Five years from now, the lasting black eye from the Ravens' trouble-filled 2014 offseason will likely be running back Ray Rice's incident and the cumulative effect of the arrests.
The numbers are nearly unbelievable since this year's Super Bowl:
The Ravens have had five players arrested, and the other 31 teams combined have had 14 arrests. This means one out of every four NFL players arrested this offseason have been Ravens.
There are only three other teams with multiple arrests (San Francisco, Buffalo and Chicago), and none has more than two. The Cincinnati Bengals, who have been known for making headlines for arrests in the past, have had only one off-field incident.
The Ravens' five arrests have been in a five-month span this year and are one more than they had in coach John Harbaugh's previous six seasons.
Most of these legal issues have been resolved.
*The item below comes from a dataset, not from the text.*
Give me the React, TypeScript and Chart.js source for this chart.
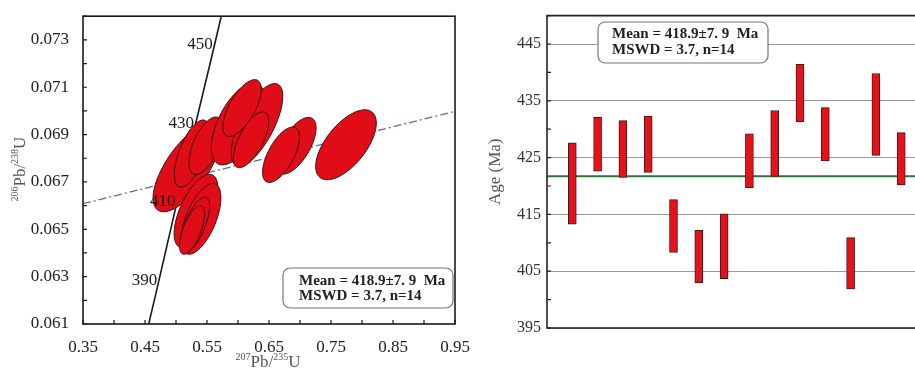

Rice (felony aggravated assault) and offensive lineman Jah Reid (misdemeanor battery) have both been accepted into pretrial intervention programs, and wide receiver Deonte Thompson (felony possession of marijuana) had his case dismissed.
Running back Lorenzo Taliaferro (misdemeanor destruction of property as well as drunk and disorderly) has a July 31 court date, and Smith will have a court date assigned.
While many want to point a finger at the Ravens for not having a tighter rein on their players, all five arrests occurred when the players were on a break from offseason workouts. In fact, all but Smith's arrest occurred outside Maryland. There is only so much a team can do to keep an eye on all 90 players on its roster.
The good news for the Ravens is that the offseason is almost over. There are only 10 days until the entire team reports for training camp. The Ravens can only hope they don't add to this police blotter of an offseason before then.